* Begin Data section *

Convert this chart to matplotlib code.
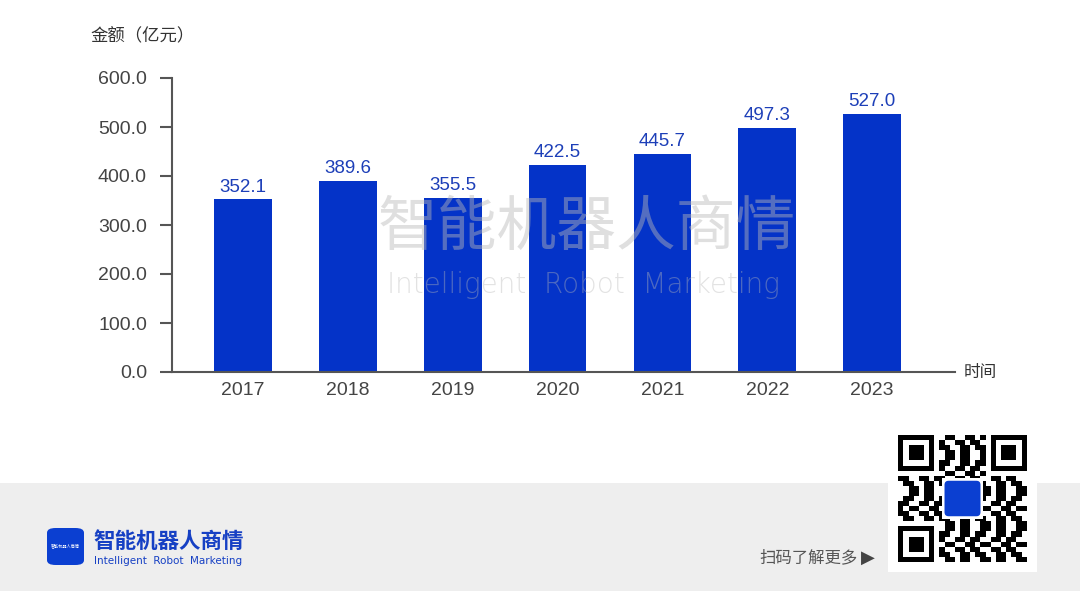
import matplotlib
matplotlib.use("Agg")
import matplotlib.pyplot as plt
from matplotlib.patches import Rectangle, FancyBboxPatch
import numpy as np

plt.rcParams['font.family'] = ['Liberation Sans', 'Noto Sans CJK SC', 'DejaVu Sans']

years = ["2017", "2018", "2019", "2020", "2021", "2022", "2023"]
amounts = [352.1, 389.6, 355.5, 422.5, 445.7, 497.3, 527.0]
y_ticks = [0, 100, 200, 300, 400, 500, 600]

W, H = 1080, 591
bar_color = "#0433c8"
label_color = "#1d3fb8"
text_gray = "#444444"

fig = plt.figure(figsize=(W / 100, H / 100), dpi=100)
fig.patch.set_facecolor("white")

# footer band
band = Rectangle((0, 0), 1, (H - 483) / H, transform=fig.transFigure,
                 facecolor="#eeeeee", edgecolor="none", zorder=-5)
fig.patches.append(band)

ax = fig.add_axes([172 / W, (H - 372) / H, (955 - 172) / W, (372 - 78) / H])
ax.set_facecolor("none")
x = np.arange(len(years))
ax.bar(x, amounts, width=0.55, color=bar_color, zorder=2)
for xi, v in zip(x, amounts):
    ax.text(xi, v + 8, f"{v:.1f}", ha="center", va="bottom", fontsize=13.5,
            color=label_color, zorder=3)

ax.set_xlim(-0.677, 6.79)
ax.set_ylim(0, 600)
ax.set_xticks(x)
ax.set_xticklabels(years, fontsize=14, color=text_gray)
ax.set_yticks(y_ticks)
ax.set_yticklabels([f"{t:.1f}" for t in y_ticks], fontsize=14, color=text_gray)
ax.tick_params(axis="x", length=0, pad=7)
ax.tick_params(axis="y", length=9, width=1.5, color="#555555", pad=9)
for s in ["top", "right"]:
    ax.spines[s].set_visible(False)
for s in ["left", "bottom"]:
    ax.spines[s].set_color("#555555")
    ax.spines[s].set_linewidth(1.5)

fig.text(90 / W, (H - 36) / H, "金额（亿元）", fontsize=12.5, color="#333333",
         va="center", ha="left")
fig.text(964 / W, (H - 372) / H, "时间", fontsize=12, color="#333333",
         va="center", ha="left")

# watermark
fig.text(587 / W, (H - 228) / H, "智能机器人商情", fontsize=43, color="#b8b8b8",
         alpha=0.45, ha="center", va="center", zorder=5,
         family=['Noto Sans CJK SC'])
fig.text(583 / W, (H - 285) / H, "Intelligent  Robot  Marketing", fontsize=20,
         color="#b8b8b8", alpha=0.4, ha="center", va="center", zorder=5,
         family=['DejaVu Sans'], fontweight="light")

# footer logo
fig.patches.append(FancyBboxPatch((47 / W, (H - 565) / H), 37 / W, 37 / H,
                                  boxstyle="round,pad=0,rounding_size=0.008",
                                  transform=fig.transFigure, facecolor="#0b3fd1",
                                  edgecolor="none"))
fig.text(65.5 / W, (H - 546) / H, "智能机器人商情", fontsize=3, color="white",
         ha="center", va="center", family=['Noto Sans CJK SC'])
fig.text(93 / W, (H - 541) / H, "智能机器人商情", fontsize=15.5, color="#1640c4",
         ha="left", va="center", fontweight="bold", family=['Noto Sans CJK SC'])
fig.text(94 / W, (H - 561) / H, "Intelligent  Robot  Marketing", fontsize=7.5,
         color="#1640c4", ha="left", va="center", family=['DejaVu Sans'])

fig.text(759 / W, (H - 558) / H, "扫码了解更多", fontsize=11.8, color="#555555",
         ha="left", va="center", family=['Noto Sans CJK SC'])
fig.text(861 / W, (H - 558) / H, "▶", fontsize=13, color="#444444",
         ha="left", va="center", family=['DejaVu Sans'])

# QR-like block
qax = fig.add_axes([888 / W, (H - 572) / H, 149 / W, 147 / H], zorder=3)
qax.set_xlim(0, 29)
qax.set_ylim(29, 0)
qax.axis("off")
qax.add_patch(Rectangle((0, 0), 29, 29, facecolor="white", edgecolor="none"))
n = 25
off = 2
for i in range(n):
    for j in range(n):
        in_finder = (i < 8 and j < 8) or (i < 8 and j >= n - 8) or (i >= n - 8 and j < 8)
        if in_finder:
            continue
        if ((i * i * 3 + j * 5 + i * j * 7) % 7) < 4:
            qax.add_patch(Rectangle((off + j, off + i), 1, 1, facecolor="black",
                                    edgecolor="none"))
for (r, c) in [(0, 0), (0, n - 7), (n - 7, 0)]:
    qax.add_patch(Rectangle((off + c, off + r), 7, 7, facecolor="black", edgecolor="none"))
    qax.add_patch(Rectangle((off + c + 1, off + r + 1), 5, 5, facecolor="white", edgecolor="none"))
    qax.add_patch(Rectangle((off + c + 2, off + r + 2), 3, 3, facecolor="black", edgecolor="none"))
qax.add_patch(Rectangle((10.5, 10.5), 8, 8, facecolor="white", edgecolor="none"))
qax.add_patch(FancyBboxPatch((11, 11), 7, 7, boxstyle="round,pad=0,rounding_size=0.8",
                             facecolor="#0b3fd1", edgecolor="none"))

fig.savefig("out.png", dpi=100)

* End Data section *

=== Task instructions ===
Your task is to restate word for word the lines from the top of the data to the line containing "color=label_color, zorder=3)", both ends included, with every picture left out.

=== Output ===
Convert this chart to matplotlib code.
import matplotlib
matplotlib.use("Agg")
import matplotlib.pyplot as plt
from matplotlib.patches import Rectangle, FancyBboxPatch
import numpy as np

plt.rcParams['font.family'] = ['Liberation Sans', 'Noto Sans CJK SC', 'DejaVu Sans']

years = ["2017", "2018", "2019", "2020", "2021", "2022", "2023"]
amounts = [352.1, 389.6, 355.5, 422.5, 445.7, 497.3, 527.0]
y_ticks = [0, 100, 200, 300, 400, 500, 600]

W, H = 1080, 591
bar_color = "#0433c8"
label_color = "#1d3fb8"
text_gray = "#444444"

fig = plt.figure(figsize=(W / 100, H / 100), dpi=100)
fig.patch.set_facecolor("white")

# footer band
band = Rectangle((0, 0), 1, (H - 483) / H, transform=fig.transFigure,
                 facecolor="#eeeeee", edgecolor="none", zorder=-5)
fig.patches.append(band)

ax = fig.add_axes([172 / W, (H - 372) / H, (955 - 172) / W, (372 - 78) / H])
ax.set_facecolor("none")
x = np.arange(len(years))
ax.bar(x, amounts, width=0.55, color=bar_color, zorder=2)
for xi, v in zip(x, amounts):
    ax.text(xi, v + 8, f"{v:.1f}", ha="center", va="bottom", fontsize=13.5,
            color=label_color, zorder=3)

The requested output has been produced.